On the other side of the equation, some union leaders and the federal New Democrats have declared that the deal doesn’t make financial sense and could end up costing taxpayers double the amount the government will make from a sale. And they are not alone: In an interview with CanWest News, James McKellar, director of the Real Property Program at York University’s Schulich School of Business, maintained that the deal stinks. "It looks like the government’s doing the right thing today, but it’s really short-term gain for long-term pain," said McKellar.
Something wrong in Hogtown
Anne Golden’s defence of Toronto Mayor David Miller’s budgetary practice is wrong on at least two counts, wrote Sally F. Zerker, York professor emerita, in a letter to the National Post Aug. 21. One, she dismisses the small stuff like staff lunch expenditures when discussing the city’s financial problems. Fine. But she fails to pay attention to some terrible large expenditures, like $100 million spent to ruin St. Clair Avenue against the wishes of every concerned group. And now the mayor is again fighting against the wishes and interest of the people to transform Lansdowne Avenue to his desire. Again at big cost, much more than lunches.
Secondly, Toronto’s revenue has not been static, wrote Zerker. There have been tens of thousands of new condominiums built that are taxed at exorbitant rates (higher than tax rates on single houses), and all of that money has been pouring into Toronto’s coffers. I think we need an independent auditor to review where and how these new monies have been spent. There’s something amiss in Toronto, and we need answers.
Greenpeace report slams forestry industries
A new report that slams the forestry industry’s destruction of Canada’s boreal forest, and names 35 companies who profit from that destruction, has an intriguing Cornwall connection, wrote the Cornwall Standard-Freeholder Aug. 21. Cornwall native and York alumna Kim Fry (BES ’99), who ran locally for the federal NDP in 2000, is one of the key authors of the investigative report, released Monday by global environmental organization Greenpeace.
The report singles out four pulp and logging companies who together have cut down nearly 200,000 square kilometres of Canada’s boreal forest: Abitibi- Consolidated, Bowater, Kruger, and SFK Pulp, wrote the Standard-Freeholder. It also draws attention to a number of well-known companies who use those forestry products, including Best Buy, Sears, and Coles/Indigo.

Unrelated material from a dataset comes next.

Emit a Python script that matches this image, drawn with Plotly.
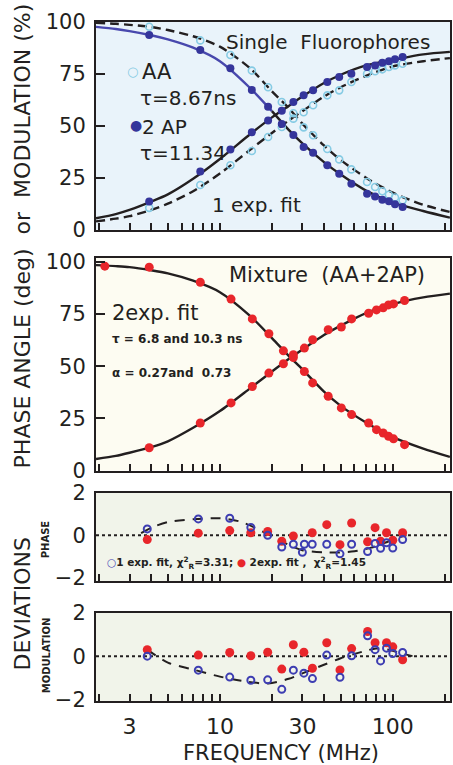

The report doesn’t call for shoppers to boycott those companies, said Fry. Rather, she hopes that by naming them in the report, those companies would, in turn, pressure the forestry companies to clearcut smaller areas and be more sensitive to wildlife and other ecosystems. “Right now, brand means a lot, and companies are very sensitive to their brand,” said Fry. “It’s worth it, for their bottom line, to be as green as they can.”
The forestry industry is one that Fry, who grew up in Cornwall before leaving to take environmental studies at Toronto’s York University, knows first- hand.
York Lions add ex-Argo
Former CFL all-star Clifford Ivory has been hired by the York University Lions to be the team’s defensive co-ordinator, wrote the Toronto Star Aug. 21. The long-time Toronto Argonauts defensive back joins the Lions coaching staff after a seven-year playing career.
On air
- Adriana Molina (BBA ’06), a graduate of York’s Schulich School of Business, spoke about student debt on BNN’s “Workopolis TV” Aug. 20.